Bundespräsident Steinmeier stellte in seiner Rede anlässlich der Verleihung des Deutschen Umweltpreises auch klar, dass Klimapolitik umso wirksamer ist, je mehr Menschen wir auf den Weg mitnehmen. Bewusstsein für die Gefahren des Klimawandels zu schaffen und was jeder Einzelne zum Schutz unserer Lebensgrundlage beitragen kann, ist in meinen Augen ein entscheidender Erfolgsfaktor für das Gelingen der Energiewende.
Der Landkreis München engagiert sich deshalb mit Nachdruck auf diesem Gebiet (siehe: www.29plusplus.de - www.fairantwortung.landkreis-muenchen.de - www.gutesausdem.landkreis-muenchen.de - www.zukunftsaktie.de )
Hans Gröbmayr, Geschäftsführer der Energie Agentur Ebersberg-München:
Wir müssen gerecht und klug handeln und unsere Chancen nutzen!
Gerecht heißt: Allen Kindern, bei uns und überall auf dieser Erde, eine gesunde und lebenstaugliche Umwelt hinterlassen.

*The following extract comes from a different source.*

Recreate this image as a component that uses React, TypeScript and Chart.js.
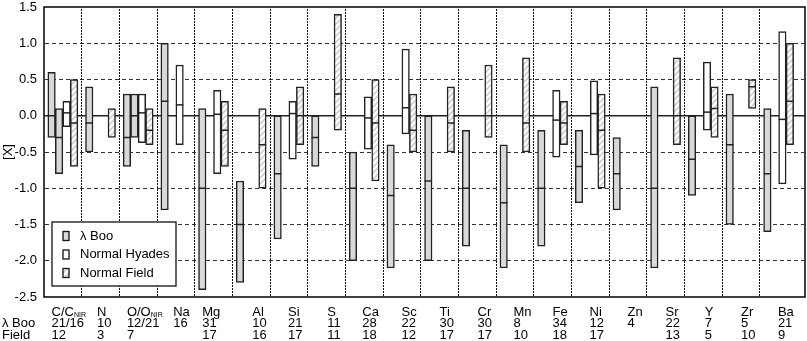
import React, { useEffect, useRef } from 'react';
import { Chart, registerables } from 'chart.js';

Chart.register(...registerables);

// ---------- data ----------
const ELEMENTS = ['C/C_NIR', 'N', 'O/O_NIR', 'Na', 'Mg', 'Al', 'Si', 'S', 'Ca', 'Sc', 'Ti', 'Cr', 'Mn', 'Fe', 'Ni', 'Zn', 'Sr', 'Y', 'Zr', 'Ba'];
const LAMBOO_COUNTS = ['21/16', '10', '12/21', '16', '31', '10', '21', '11', '28', '22', '30', '30', '8', '34', '12', '4', '22', '7', '5', '21'];
const FIELD_COUNTS = ['12', '3', '7', '', '17', '16', '17', '11', '18', '12', '17', '17', '10', '18', '17', '', '13', '5', '10', '9'];

type R = [number, number] | null;

// lambda Boo (first element: C, O)
const LAMBOO_RANGE: R[] = [
  [-0.3, 0.6], [-0.5, 0.4], [-0.7, 0.3], [-1.3, 1.0], [-2.4, 0.1], [-2.3, -0.9], [-1.7, 0.0], [-0.7, 0.0], [-2.0, -0.5], [-2.1, -0.4],
  [-2.0, 0.0], [-1.8, -0.2], [-2.1, -0.4], [-1.8, -0.2], [-1.2, -0.2], [-1.3, -0.3], [-2.1, 0.4], [-1.1, 0.0], [-1.5, 0.3], [-1.6, 0.1],
];
const LAMBOO_MEDIAN: (number | null)[] = [0.0, -0.1, -0.3, 0.2, -1.0, -1.5, -0.8, -0.3, -1.0, -1.1, -0.9, -1.0, -1.2, -1.0, -0.7, -0.8, -1.0, -0.6, -0.4, -0.8];

// lambda Boo NIR (C_NIR, O_NIR)
const LAMBOO_NIR_RANGE: R[] = [
  [-0.8, 0.1], null, [-0.3, 0.3], null, null, null, null, null, null, null,
  null, null, null, null, null, null, null, null, null, null,
];
const LAMBOO_NIR_MEDIAN: (number | null)[] = [-0.3, null, 0.0, null, null, null, null, null, null, null, null, null, null, null, null, null, null, null, null, null];

// Normal Hyades
const HYADES_RANGE: R[] = [
  [-0.15, 0.2], null, [-0.37, 0.3], [-0.4, 0.7], [-0.8, 0.35], null, [-0.6, 0.2], null, [-0.46, 0.26], [-0.25, 0.92],
  null, null, null, [-0.57, 0.35], [-0.54, 0.48], null, null, [-0.2, 0.74], null, [-0.94, 1.16],
];
const HYADES_MEDIAN: (number | null)[] = [0.04, null, 0.04, 0.15, 0.02, null, 0.03, null, -0.03, 0.11, null, null, null, -0.06, 0.03, null, null, 0.05, null, -0.05];

// Normal Field
const FIELD_RANGE: R[] = [
  [-0.7, 0.5], [-0.3, 0.1], [-0.4, 0.1], null, [-0.7, 0.2], [-1.0, 0.1], [-0.4, 0.4], [-0.2, 1.4], [-0.9, 0.5], [-0.5, 0.3],
  [-0.5, 0.4], [-0.3, 0.7], [-0.5, 0.8], [-0.4, 0.2], [-1.0, 0.3], null, [-0.4, 0.8], [-0.3, 0.4], [0.1, 0.5], [-0.4, 1.0],
];
const FIELD_MEDIAN: (number | null)[] = [-0.1, null, -0.2, null, -0.2, -0.4, 0.0, 0.3, -0.1, -0.2, -0.1, 0.0, -0.1, -0.1, -0.2, null, 0.0, 0.1, 0.4, 0.2];

const Y_MIN = -2.5;
const Y_MAX = 1.5;
const Y_STEP = 0.5;

// ---------- layout / style ----------
const FONT = '"Liberation Sans", Arial, Helvetica, sans-serif';
const LABEL_ANCHOR = [0.2, 0.41, 0.2, 0.43, 0.2, 0.53, 0.48, 0.52, 0.45, 0.49, 0.5, 0.51, 0.46, 0.5, 0.48, 0.49, 0.5, 0.54, 0.5, 0.48];
const GRAY = '#d9d9d9';
const EDGE = '#222';

export default function App() {
  const ref = useRef<HTMLCanvasElement | null>(null);

  useEffect(() => {
    const canvas = ref.current;
    if (!canvas) return;
    const ctx0 = canvas.getContext('2d')!;

    const pc = document.createElement('canvas');
    pc.width = 6;
    pc.height = 6;
    const p = pc.getContext('2d')!;
    p.fillStyle = '#ffffff';
    p.fillRect(0, 0, 6, 6);
    p.strokeStyle = '#cfcfcf';
    p.lineWidth = 1.6;
    p.beginPath();
    p.moveTo(-1, 7); p.lineTo(7, -1);
    p.moveTo(-1, 1); p.lineTo(1, -1);
    p.moveTo(5, 7); p.lineTo(7, 5);
    p.stroke();
    const hatch = ctx0.createPattern(pc, 'repeat')!;

    const mk = (label: string, ranges: R[], fill: any, inLegend: boolean) => ({
      label,
      inLegend,
      data: ranges.map((r, i) => ({ x: i + 0.5, y: r ? r : [NaN, NaN] })),
      backgroundColor: fill,
      borderColor: EDGE,
      borderWidth: 1.5,
      borderSkipped: false,
      barThickness: 7.5,
      grouped: true,
    });

    const datasets: any[] = [
      mk('λ Boo', LAMBOO_RANGE, GRAY, true),
      mk('λ Boo NIR', LAMBOO_NIR_RANGE, GRAY, false),
      mk('Normal Hyades', HYADES_RANGE, '#ffffff', true),
      mk('Normal Field', FIELD_RANGE, hatch, true),
    ];
    const ranges = [LAMBOO_RANGE, LAMBOO_NIR_RANGE, HYADES_RANGE, FIELD_RANGE];
    const medians = [LAMBOO_MEDIAN, LAMBOO_NIR_MEDIAN, HYADES_MEDIAN, FIELD_MEDIAN];

    const drawLabel = (ctx: CanvasRenderingContext2D, text: string, x: number, y: number) => {
      const [main, sub] = text.split('_');
      ctx.font = `13px ${FONT}`;
      ctx.fillText(main, x, y);
      if (sub) {
        const w = ctx.measureText(main).width;
        ctx.font = `7px ${FONT}`;
        ctx.fillText(sub, x + w, y + 1.5);
      }
    };

    const paper = {
      id: 'paper',
      beforeDatasetsDraw(chart: any) {
        const { ctx, chartArea: a, scales } = chart;
        const x = scales.x;
        const y = scales.y;
        ctx.save();
        for (let v = Y_MIN + Y_STEP; v < Y_MAX - 1e-9; v += Y_STEP) {
          const row = Math.round(y.getPixelForValue(v) - 0.5);
          if (Math.abs(v) < 1e-9) {
            ctx.fillStyle = '#222';
            ctx.fillRect(a.left, row, a.right - a.left, 1.5);
          } else {
            ctx.fillStyle = '#333';
            for (let xx = Math.round(a.left) + 1; xx < a.right - 1; xx += 7) {
              ctx.fillRect(xx, row, Math.min(4, a.right - 1 - xx), 1);
            }
          }
        }
        ctx.fillStyle = '#111';
        for (let k = 1; k < ELEMENTS.length; k++) {
          const col = Math.round(x.getPixelForValue(k) - 0.5);
          for (let yy = Math.ceil(a.top) + 2; yy < a.bottom - 2; yy += 3) {
            ctx.fillRect(col, yy, 1, 2);
          }
        }
        ctx.restore();
      },
      afterDatasetsDraw(chart: any) {
        const { ctx, chartArea: a, scales } = chart;
        const x = scales.x;
        const y = scales.y;
        ctx.save();
        // medians
        ctx.strokeStyle = EDGE;
        ctx.lineWidth = 1.5;
        chart.data.datasets.forEach((ds: any, di: number) => {
          const meta = chart.getDatasetMeta(di);
          meta.data.forEach((bar: any, i: number) => {
            const m = medians[di][i];
            if (m == null || !ranges[di][i]) return;
            const { x: bx, width } = bar.getProps(['x', 'width'], true);
            const py = y.getPixelForValue(m);
            ctx.beginPath();
            ctx.moveTo(bx - width / 2, py);
            ctx.lineTo(bx + width / 2, py);
            ctx.stroke();
          });
        });
        // frame
        ctx.lineWidth = 1.6;
        ctx.strokeStyle = '#111';
        ctx.strokeRect(a.left, a.top, a.right - a.left, a.bottom - a.top);

        // legend
        const lx = a.left + 8;
        const ly = a.bottom - 75;
        ctx.fillStyle = '#ffffff';
        ctx.fillRect(lx, ly, 124, 64);
        ctx.lineWidth = 1.3;
        ctx.strokeStyle = '#111';
        ctx.strokeRect(lx, ly, 124, 64);
        const entries = chart.data.datasets.filter((d: any) => d.inLegend);
        entries.forEach((d: any, k: number) => {
          const cy = ly + 14 + k * 18.5;
          ctx.fillStyle = d.backgroundColor;
          ctx.fillRect(lx + 11, cy - 4.5, 6, 9);
          ctx.lineWidth = 1.3;
          ctx.strokeStyle = '#111';
          ctx.strokeRect(lx + 11, cy - 4.5, 6, 9);
          ctx.fillStyle = '#000';
          ctx.font = `13px ${FONT}`;
          ctx.textBaseline = 'middle';
          ctx.textAlign = 'left';
          ctx.fillText(d.label, lx + 28, cy);
        });

        // category labels
        ctx.textBaseline = 'alphabetic';
        ctx.textAlign = 'left';
        ctx.fillStyle = '#000';
        ELEMENTS.forEach((el, i) => {
          const px = x.getPixelForValue(i + LABEL_ANCHOR[i]);
          drawLabel(ctx, el, px, a.bottom + 18.5);
          ctx.font = `13px ${FONT}`;
          ctx.fillText(LAMBOO_COUNTS[i], px, a.bottom + 30);
          if (FIELD_COUNTS[i]) ctx.fillText(FIELD_COUNTS[i], px, a.bottom + 42);
        });
        ctx.font = `13px ${FONT}`;
        ctx.fillText('λ Boo', 2, a.bottom + 30);
        ctx.fillText('Field', 2, a.bottom + 42);

        // y title
        ctx.save();
        ctx.translate(12, (a.top + a.bottom) / 2);
        ctx.rotate(-Math.PI / 2);
        ctx.textAlign = 'center';
        ctx.textBaseline = 'alphabetic';
        ctx.fillText('[X]', 0, 0);
        ctx.restore();

        ctx.restore();
      },
    };

    const chart = new Chart(canvas, {
      type: 'bar',
      data: { datasets },
      options: {
        animation: false,
        responsive: false,
        devicePixelRatio: 1,
        layout: { padding: { top: 7, right: 2, bottom: 0, left: 0 } },
        plugins: { legend: { display: false }, tooltip: { enabled: false } },
        scales: {
          x: {
            type: 'linear',
            min: 0,
            max: 20.2,
            offset: false,
            ticks: { display: false },
            grid: { display: false, offset: false },
            border: { display: false },
            afterFit: (s: any) => { s.height = 44; },
          },
          y: {
            type: 'linear',
            min: Y_MIN,
            max: Y_MAX,
            ticks: {
              stepSize: Y_STEP,
              color: '#000',
              padding: 7,
              font: { family: FONT, size: 13 },
              callback: (v: any) => Number(v).toFixed(1),
            },
            grid: { display: false, drawTicks: false },
            border: { display: false },
            afterFit: (s: any) => { s.width = 44; s.paddingTop = 0; s.paddingBottom = 0; },
          },
        },
      } as any,
      plugins: [paper],
    });

    return () => chart.destroy();
  }, []);

  return (
    <div style={{ position: 'absolute', left: 0, top: 0, width: 807, height: 341, background: '#fff' }}>
      <canvas ref={ref} width={807} height={341} style={{ display: 'block' }} />
    </div>
  );
}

Klug heißt: CO2 wirkungsvoll bepreisen, EEG-Umlage abschaffen, Energieeinsparung belohnen. Chancen nutzen heißt: Unverzüglich und konsequent alle fossilen Energieerzeuger durch kostengünstige, dezentrale regenerative Energieversorgung ersetzen, an der JEDE/R verdienen kann, die zukunftssichere Arbeitsplätze in innovativen Technologien schafft und für die Gesundung unseres Planeten unverzichtbar ist.
Alternativen: KEINE!
Die (Millionen-)Frage adressiert eine Redakteursgruppe aus dem Bundesverband Deutscher Anzeigenblätter an prominente Vertreter aus Politik und Gesellschaft.